When to Carry Your Passport:

  • Crossing Borders: Always have your passport with you when crossing international borders, even if it’s just for a short trip to a neighboring country. Always have your passport in a secure but easily reached location when traveling by plane, train, or by road.
  • Identification Needs: In certain countries, you must show your passport for various purposes, such as checking into hotels, making significant purchases, or if authorities request it. Authorities in Rome seem to be doing more passport checks lately. And when I treated myself to a gift at the Chanel store in Marseilles, they required my passport in order to get the VAT tax discount on my purchase. In these cases, you’ll need to have your passport on hand.
  • Consular Services: If you have to visit the embassy or consulate for any reason, make sure to bring your passport.
  • Currency Exchange: Some official currency exchange services require a passport to exchange money, so carry it if you plan to use these services.
  • High-Risk Locations: In countries with strict law enforcement or political instability, it’s advisable to keep your passport with you for safety reasons.

When to Leave Your Passport in Your Room Safe:

  • Secure Lodgings: If you’re staying at a reputable hotel or cruise ship with a dependable in-room safe, it’s generally safe to leave your passport there.
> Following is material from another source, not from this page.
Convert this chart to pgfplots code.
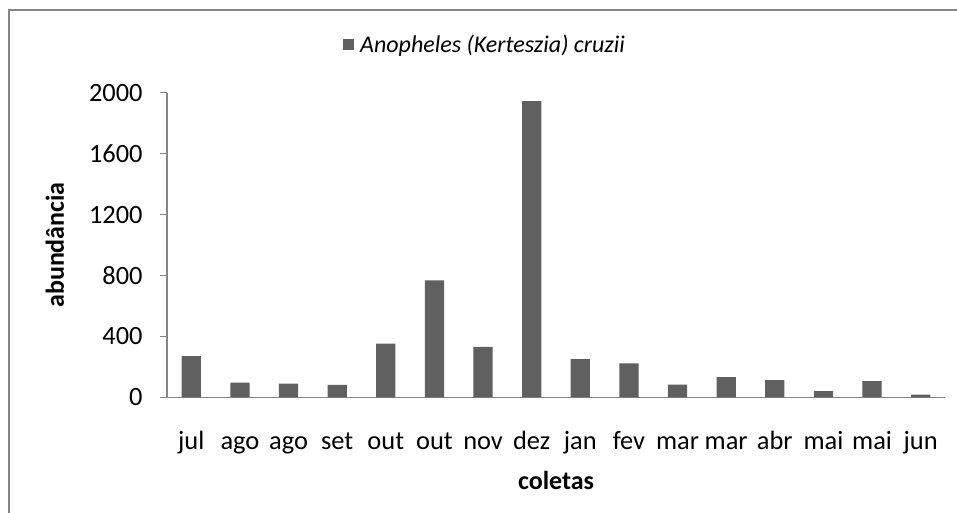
\documentclass[border=0pt]{standalone}
\usepackage{fontspec}
\setmainfont{Carlito}
\usepackage{pgfplots}
\pgfplotsset{compat=1.18}
\definecolor{barGray}{RGB}{96,96,96}
\definecolor{axisGray}{RGB}{134,134,134}

\begin{document}
\begin{tikzpicture}[x=1pt,y=1pt]
\useasboundingbox (-83.5,-57.85) rectangle (395,198.65);
% outer chart frame (only left and top edges fall inside the picture)
\draw[axisGray, line width=1pt] (-79,-70) -- (-79,193.65) -- (410,193.65);
\begin{axis}[
  at={(0,0)}, anchor=south west,
  scale only axis, width=389pt, height=152.3pt,
  ymin=0, ymax=2000, xmin=-0.5, xmax=15.5,
  enlargelimits=false,
  axis x line*=bottom, axis y line*=left,
  axis line style={axisGray, line width=0.6pt, -},
  ytick={0,400,...,2000},
  xtick={0,...,15},
  xticklabels={jul,ago,ago,set,out,out,nov,dez,jan,fev,mar,mar,abr,mai,mai,jun},
  x tick style={draw=none},
  y tick style={axisGray, line width=0.6pt},
  tick align=outside, major tick length=3.5pt,
  scaled y ticks=false,
  /pgf/number format/.cd, set thousands separator={}, assume math mode=true, /pgfplots/.cd,
  tick label style={font=\fontsize{13.2}{15}\selectfont, text=black},
  yticklabel style={xshift=-5.2pt},
  xticklabel style={anchor=base, yshift=-22.4pt},
  xlabel={coletas}, ylabel={abundância},
  every axis x label/.style={at={(axis description cs:0.5,-0.2715)}, anchor=center, font=\bfseries\fontsize{13}{15}\selectfont},
  every axis y label/.style={at={(axis description cs:-0.1440,0.5)}, anchor=center, rotate=90, font=\bfseries\fontsize{13}{15}\selectfont},
  legend style={at={(axis description cs:0.410,1.157)}, anchor=center, draw=none, fill=none,
    font=\itshape\fontsize{12}{14}\selectfont, inner sep=0pt},
  legend image code/.code={\fill[barGray] (0pt,-2.8pt) rectangle (5.6pt,2.8pt); \path (6.6pt,0pt);},
  legend cell align=left,
]
\addplot[ybar, bar width=9.65pt, fill=barGray, draw=none] coordinates {
  (0,270) (1,97) (2,90) (3,81) (4,353) (5,767) (6,331) (7,1945)
  (8,250) (9,223) (10,83) (11,133) (12,112) (13,41) (14,107) (15,17)
};
\addlegendentry{Anopheles (Kerteszia) cruzii}
\end{axis}
\end{tikzpicture}
\end{document}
Ensure that the safe is secure and locked properly.
  • Local Sightseeing and Day Trips: For daily activities and local excursions, it’s usually safer to leave your passport locked up. Carry a photocopy of your passport along with a secondary ID like your driver’s license.
  • Crowded Areas: In places known for pickpocketing or large crowds, the risk of theft is higher. Use a money belt or neck wallet if you feel the need to carry your passport, but leaving it securely locked up is often best.
  • Cruise Ship Shore Excursions: Typically, it’s safer to leave your passport in the cabin safe and carry a photocopy along with your cruise ship ID card when disembarking at different ports, unless the port specifically requires the original passport.

Extra Tips:

  • Photocopies and Digital Backups: Always travel with a few physical copies of your passport’s main page. Store one in your luggage, one in your day bag, and keep digital copies securely on a cloud service or email them to yourself.
  • Emergency Contact: Be aware of where the nearest embassy or consulate is located in your travel destination. Keep their contact information readily available in case of an emergency.
  • Secondary Identification: Alongside a photocopy of your passport, carry another form of identification like your driver’s license.
  • Protective Gear: If you need to carry your passport, use a money belt, neck wallet, or a secure zippered bag kept close to your body to minimize the risk of theft.


Depending on your travel scenario and the security of your accommodations, whether to carry your passport or lock it away can vary. Being well-prepared with photocopies and understanding when it’s necessary to carry your passport can help you stay safe and worry-free during your travels.